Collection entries
══════
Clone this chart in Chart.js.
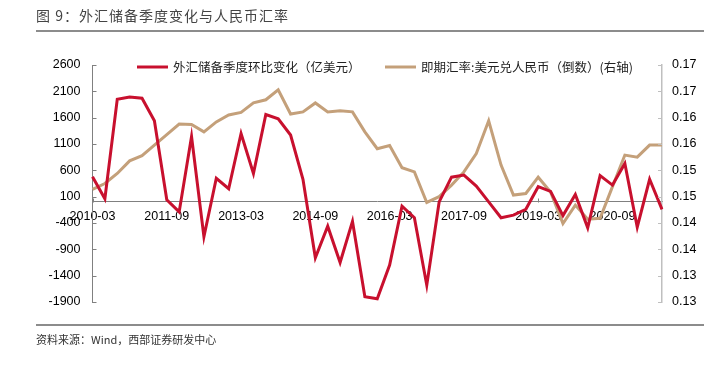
<!DOCTYPE html>
<html>
<head>
<meta charset="utf-8">
<script src="https://cdn.jsdelivr.net/npm/chart.js@4.4.1/dist/chart.umd.min.js"></script>
<style>
  html, body { margin: 0; padding: 0; background: #fff; }
  #wrap { position: relative; width: 709px; height: 368px; overflow: hidden; }
  #chart { position: absolute; left: 0; top: 0; }
  .title { position: absolute; left: 36px; top: 5px; font: 14px "Noto Sans CJK SC", sans-serif; color: #444; letter-spacing: 1px; white-space: nowrap; }
  .rule { position: absolute; left: 36px; width: 668px; height: 2px; background: #8c8c8c; }
  .src { position: absolute; left: 36px; top: 331px; font: 11px "Noto Sans CJK SC", sans-serif; color: #333; white-space: nowrap; }
</style>
</head>
<body>
<div id="wrap">
  <canvas id="chart" width="709" height="368"></canvas>
  <div class="title">图 9：外汇储备季度变化与人民币汇率</div>
  <div class="rule" style="top:30px"></div>
  <div class="rule" style="top:324px"></div>
  <div class="src">资料来源：Wind，西部证券研发中心</div>
</div>
<script>
'use strict';

/* ── Data ────────────────────────────────────────────────────────────── */
const QUARTERS = [
    '2010-03', '2010-06', '2010-09', '2010-12', '2011-03', '2011-06', '2011-09', '2011-12',
    '2012-03', '2012-06', '2012-09', '2012-12', '2013-03', '2013-06', '2013-09', '2013-12',
    '2014-03', '2014-06', '2014-09', '2014-12', '2015-03', '2015-06', '2015-09', '2015-12',
    '2016-03', '2016-06', '2016-09', '2016-12', '2017-03', '2017-06', '2017-09', '2017-12',
    '2018-03', '2018-06', '2018-09', '2018-12', '2019-03', '2019-06', '2019-09', '2019-12',
    '2020-03', '2020-06', '2020-09', '2020-12', '2021-03', '2021-06', '2021-09',
];

// 外汇储备季度环比变化（亿美元）
const RESERVE_CHG = [
    480, 60, 1950, 1990, 1970, 1540, 40, -190,
    1240, -660, 450, 250, 1300, 540, 1660, 1580,
    1270, 430, -1060, -460, -1150, -370, -1800, -1840,
    -1200, -80, -300, -1580, 0, 470, 510, 300,
    0, -300, -250, -140, 290, 200, -260, 140,
    -490, 500, 320, 730, -480, 430, -140,
];

// 即期汇率:美元兑人民币（倒数）
const FX_INV = [
    0.1494, 0.1505, 0.1524, 0.1548, 0.1558, 0.1578, 0.1598, 0.1618,
    0.1617, 0.1603, 0.1622, 0.1635, 0.1640, 0.1658, 0.1664, 0.1683,
    0.1637, 0.1641, 0.1658, 0.1641, 0.1643, 0.1641, 0.1603, 0.1571,
    0.1577, 0.1535, 0.1527, 0.1469, 0.1480, 0.1502, 0.1527, 0.1562,
    0.1624, 0.1540, 0.1483, 0.1486, 0.1517, 0.1489, 0.1429, 0.1464,
    0.1437, 0.1439, 0.1499, 0.1559, 0.1555, 0.1578, 0.1578,
];

const LEFT_TICKS  = [-1900, -1400, -900, -400, 100, 600, 1100, 1600, 2100, 2600];
const RIGHT_TICKS = [0.128, 0.133, 0.138, 0.143, 0.148, 0.153, 0.158, 0.163, 0.168, 0.173];

const LABEL_EVERY = 6;

/* ── Style ───────────────────────────────────────────────────────────── */
const RED = '#C8102E';
const TAN = '#C4A07A';
const AXIS = '#808080';
const NUM_FONT = { family: '"Liberation Sans", Arial, sans-serif', size: 12.5 };
const CJK_FONT = '12.5px "Noto Sans CJK SC", sans-serif';

/* Short inward tick marks, as in the source chart */
const innerTicks = {
    id: 'innerTicks',
    afterDraw(chart) {
        const { ctx, chartArea: a, scales } = chart;
        ctx.save();
        ctx.lineWidth = 1;
        ctx.strokeStyle = AXIS;
        ctx.beginPath();
        scales.y.ticks.forEach(t => {
            const py = Math.round(scales.y.getPixelForValue(t.value)) + 0.5;
            ctx.moveTo(a.left, py); ctx.lineTo(a.left + 4, py);
        });
        const y0 = Math.round(scales.y.getPixelForValue(0)) + 0.5;
        scales.x.ticks.forEach((t, i) => {
            if (i % LABEL_EVERY) return;
            const px = Math.round(scales.x.getPixelForTick(i)) + 0.5;
            ctx.moveTo(px, y0); ctx.lineTo(px, y0 - 4);
        });
        ctx.stroke();
        ctx.strokeStyle = '#bfbfbf';
        ctx.beginPath();
        scales.y1.ticks.forEach(t => {
            const py = Math.round(scales.y1.getPixelForValue(t.value)) + 0.5;
            ctx.moveTo(a.right - 4, py); ctx.lineTo(a.right, py);
        });
        ctx.stroke();
        ctx.restore();
    },
};

/* Legend drawn inside the plot, on one row */
const insideLegend = {
    id: 'insideLegend',
    afterDraw(chart) {
        const { ctx } = chart;
        const items = [{ x: 137, ds: chart.data.datasets[0] }, { x: 385, ds: chart.data.datasets[1] }];
        const y = 67;
        ctx.save();
        ctx.font = CJK_FONT;
        ctx.textBaseline = 'middle';
        items.forEach(it => {
            ctx.strokeStyle = it.ds.borderColor;
            ctx.lineWidth = 3;
            ctx.beginPath();
            ctx.moveTo(it.x, y); ctx.lineTo(it.x + 31, y);
            ctx.stroke();
            ctx.fillStyle = '#222';
            ctx.fillText(it.ds.label, it.x + 36, y);
        });
        ctx.restore();
    },
};

new Chart(document.getElementById('chart'), {
    type: 'line',
    data: {
        labels: QUARTERS,
        datasets: [
            { label: '外汇储备季度环比变化（亿美元）', data: RESERVE_CHG, yAxisID: 'y', borderColor: RED, borderWidth: 3, pointRadius: 0, tension: 0 },
            { label: '即期汇率:美元兑人民币（倒数）(右轴)', data: FX_INV, yAxisID: 'y1', borderColor: TAN, borderWidth: 3, pointRadius: 0, tension: 0 },
        ],
    },
    options: {
        responsive: false,
        animation: false,
        layout: { padding: { left: 0, right: 0, top: 65, bottom: 66 } },
        plugins: { legend: { display: false }, tooltip: { enabled: false } },
        scales: {
            x: {
                position: { y: 0 },
                grid: { display: false, drawTicks: false },
                border: { color: AXIS, width: 1 },
                ticks: {
                    autoSkip: false, maxRotation: 0, padding: 7,
                    color: '#000', font: NUM_FONT,
                    callback(v, i) { return i % LABEL_EVERY === 0 ? this.getLabelForValue(v) : null; },
                },
            },
            y: {
                position: 'left',
                min: LEFT_TICKS[0], max: LEFT_TICKS[LEFT_TICKS.length - 1],
                afterBuildTicks: s => { s.ticks = LEFT_TICKS.map(v => ({ value: v })); },
                afterFit: s => { s.width = 92.5; },
                grid: { display: false, drawTicks: false },
                border: { color: AXIS, width: 1 },
                ticks: { color: '#000', font: NUM_FONT, padding: 12, callback: v => String(v) },
            },
            y1: {
                position: 'right',
                min: RIGHT_TICKS[0], max: RIGHT_TICKS[RIGHT_TICKS.length - 1],
                afterBuildTicks: s => { s.ticks = RIGHT_TICKS.map(v => ({ value: v })); },
                afterFit: s => { s.width = 47; },
                grid: { display: false, drawTicks: false },
                border: { color: '#bfbfbf', width: 1.5 },
                ticks: { color: '#000', font: NUM_FONT, padding: 10, callback: v => v.toFixed(2) },
            },
        },
    },
    plugins: [innerTicks, insideLegend],
});
</script>
</body>
</html>
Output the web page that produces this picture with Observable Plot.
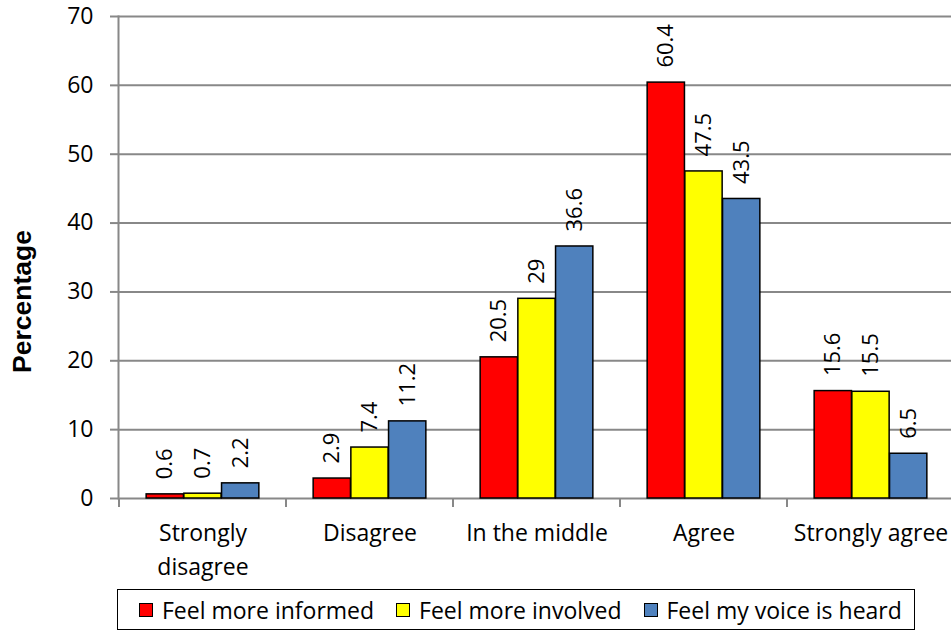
══════
--- WHAT TO PRODUCE ---
Write the records out again in full, exactly, and skip every picture.

--- ANSWER TO THIS PROBLEM ---
Clone this chart in Chart.js.
<!DOCTYPE html>
<html>
<head>
<meta charset="utf-8">
<script src="https://cdn.jsdelivr.net/npm/chart.js@4.4.1/dist/chart.umd.min.js"></script>
<style>
  html, body { margin: 0; padding: 0; background: #fff; }
  #wrap { position: relative; width: 709px; height: 368px; overflow: hidden; }
  #chart { position: absolute; left: 0; top: 0; }
  .title { position: absolute; left: 36px; top: 5px; font: 14px "Noto Sans CJK SC", sans-serif; color: #444; letter-spacing: 1px; white-space: nowrap; }
  .rule { position: absolute; left: 36px; width: 668px; height: 2px; background: #8c8c8c; }
  .src { position: absolute; left: 36px; top: 331px; font: 11px "Noto Sans CJK SC", sans-serif; color: #333; white-space: nowrap; }
</style>
</head>
<body>
<div id="wrap">
  <canvas id="chart" width="709" height="368"></canvas>
  <div class="title">图 9：外汇储备季度变化与人民币汇率</div>
  <div class="rule" style="top:30px"></div>
  <div class="rule" style="top:324px"></div>
  <div class="src">资料来源：Wind，西部证券研发中心</div>
</div>
<script>
'use strict';

/* ── Data ────────────────────────────────────────────────────────────── */
const QUARTERS = [
    '2010-03', '2010-06', '2010-09', '2010-12', '2011-03', '2011-06', '2011-09', '2011-12',
    '2012-03', '2012-06', '2012-09', '2012-12', '2013-03', '2013-06', '2013-09', '2013-12',
    '2014-03', '2014-06', '2014-09', '2014-12', '2015-03', '2015-06', '2015-09', '2015-12',
    '2016-03', '2016-06', '2016-09', '2016-12', '2017-03', '2017-06', '2017-09', '2017-12',
    '2018-03', '2018-06', '2018-09', '2018-12', '2019-03', '2019-06', '2019-09', '2019-12',
    '2020-03', '2020-06', '2020-09', '2020-12', '2021-03', '2021-06', '2021-09',
];

// 外汇储备季度环比变化（亿美元）
const RESERVE_CHG = [
    480, 60, 1950, 1990, 1970, 1540, 40, -190,
    1240, -660, 450, 250, 1300, 540, 1660, 1580,
    1270, 430, -1060, -460, -1150, -370, -1800, -1840,
    -1200, -80, -300, -1580, 0, 470, 510, 300,
    0, -300, -250, -140, 290, 200, -260, 140,
    -490, 500, 320, 730, -480, 430, -140,
];

// 即期汇率:美元兑人民币（倒数）
const FX_INV = [
    0.1494, 0.1505, 0.1524, 0.1548, 0.1558, 0.1578, 0.1598, 0.1618,
    0.1617, 0.1603, 0.1622, 0.1635, 0.1640, 0.1658, 0.1664, 0.1683,
    0.1637, 0.1641, 0.1658, 0.1641, 0.1643, 0.1641, 0.1603, 0.1571,
    0.1577, 0.1535, 0.1527, 0.1469, 0.1480, 0.1502, 0.1527, 0.1562,
    0.1624, 0.1540, 0.1483, 0.1486, 0.1517, 0.1489, 0.1429, 0.1464,
    0.1437, 0.1439, 0.1499, 0.1559, 0.1555, 0.1578, 0.1578,
];

const LEFT_TICKS  = [-1900, -1400, -900, -400, 100, 600, 1100, 1600, 2100, 2600];
const RIGHT_TICKS = [0.128, 0.133, 0.138, 0.143, 0.148, 0.153, 0.158, 0.163, 0.168, 0.173];

const LABEL_EVERY = 6;

/* ── Style ───────────────────────────────────────────────────────────── */
const RED = '#C8102E';
const TAN = '#C4A07A';
const AXIS = '#808080';
const NUM_FONT = { family: '"Liberation Sans", Arial, sans-serif', size: 12.5 };
const CJK_FONT = '12.5px "Noto Sans CJK SC", sans-serif';

/* Short inward tick marks, as in the source chart */
const innerTicks = {
    id: 'innerTicks',
    afterDraw(chart) {
        const { ctx, chartArea: a, scales } = chart;
        ctx.save();
        ctx.lineWidth = 1;
        ctx.strokeStyle = AXIS;
        ctx.beginPath();
        scales.y.ticks.forEach(t => {
            const py = Math.round(scales.y.getPixelForValue(t.value)) + 0.5;
            ctx.moveTo(a.left, py); ctx.lineTo(a.left + 4, py);
        });
        const y0 = Math.round(scales.y.getPixelForValue(0)) + 0.5;
        scales.x.ticks.forEach((t, i) => {
            if (i % LABEL_EVERY) return;
            const px = Math.round(scales.x.getPixelForTick(i)) + 0.5;
            ctx.moveTo(px, y0); ctx.lineTo(px, y0 - 4);
        });
        ctx.stroke();
        ctx.strokeStyle = '#bfbfbf';
        ctx.beginPath();
        scales.y1.ticks.forEach(t => {
            const py = Math.round(scales.y1.getPixelForValue(t.value)) + 0.5;
            ctx.moveTo(a.right - 4, py); ctx.lineTo(a.right, py);
        });
        ctx.stroke();
        ctx.restore();
    },
};

/* Legend drawn inside the plot, on one row */
const insideLegend = {
    id: 'insideLegend',
    afterDraw(chart) {
        const { ctx } = chart;
        const items = [{ x: 137, ds: chart.data.datasets[0] }, { x: 385, ds: chart.data.datasets[1] }];
        const y = 67;
        ctx.save();
        ctx.font = CJK_FONT;
        ctx.textBaseline = 'middle';
        items.forEach(it => {
            ctx.strokeStyle = it.ds.borderColor;
            ctx.lineWidth = 3;
            ctx.beginPath();
            ctx.moveTo(it.x, y); ctx.lineTo(it.x + 31, y);
            ctx.stroke();
            ctx.fillStyle = '#222';
            ctx.fillText(it.ds.label, it.x + 36, y);
        });
        ctx.restore();
    },
};

new Chart(document.getElementById('chart'), {
    type: 'line',
    data: {
        labels: QUARTERS,
        datasets: [
            { label: '外汇储备季度环比变化（亿美元）', data: RESERVE_CHG, yAxisID: 'y', borderColor: RED, borderWidth: 3, pointRadius: 0, tension: 0 },
            { label: '即期汇率:美元兑人民币（倒数）(右轴)', data: FX_INV, yAxisID: 'y1', borderColor: TAN, borderWidth: 3, pointRadius: 0, tension: 0 },
        ],
    },
    options: {
        responsive: false,
        animation: false,
        layout: { padding: { left: 0, right: 0, top: 65, bottom: 66 } },
        plugins: { legend: { display: false }, tooltip: { enabled: false } },
        scales: {
            x: {
                position: { y: 0 },
                grid: { display: false, drawTicks: false },
                border: { color: AXIS, width: 1 },
                ticks: {
                    autoSkip: false, maxRotation: 0, padding: 7,
                    color: '#000', font: NUM_FONT,
                    callback(v, i) { return i % LABEL_EVERY === 0 ? this.getLabelForValue(v) : null; },
                },
            },
            y: {
                position: 'left',
                min: LEFT_TICKS[0], max: LEFT_TICKS[LEFT_TICKS.length - 1],
                afterBuildTicks: s => { s.ticks = LEFT_TICKS.map(v => ({ value: v })); },
                afterFit: s => { s.width = 92.5; },
                grid: { display: false, drawTicks: false },
                border: { color: AXIS, width: 1 },
                ticks: { color: '#000', font: NUM_FONT, padding: 12, callback: v => String(v) },
            },
            y1: {
                position: 'right',
                min: RIGHT_TICKS[0], max: RIGHT_TICKS[RIGHT_TICKS.length - 1],
                afterBuildTicks: s => { s.ticks = RIGHT_TICKS.map(v => ({ value: v })); },
                afterFit: s => { s.width = 47; },
                grid: { display: false, drawTicks: false },
                border: { color: '#bfbfbf', width: 1.5 },
                ticks: { color: '#000', font: NUM_FONT, padding: 10, callback: v => v.toFixed(2) },
            },
        },
    },
    plugins: [innerTicks, insideLegend],
});
</script>
</body>
</html>
Output the web page that produces this picture with Observable Plot.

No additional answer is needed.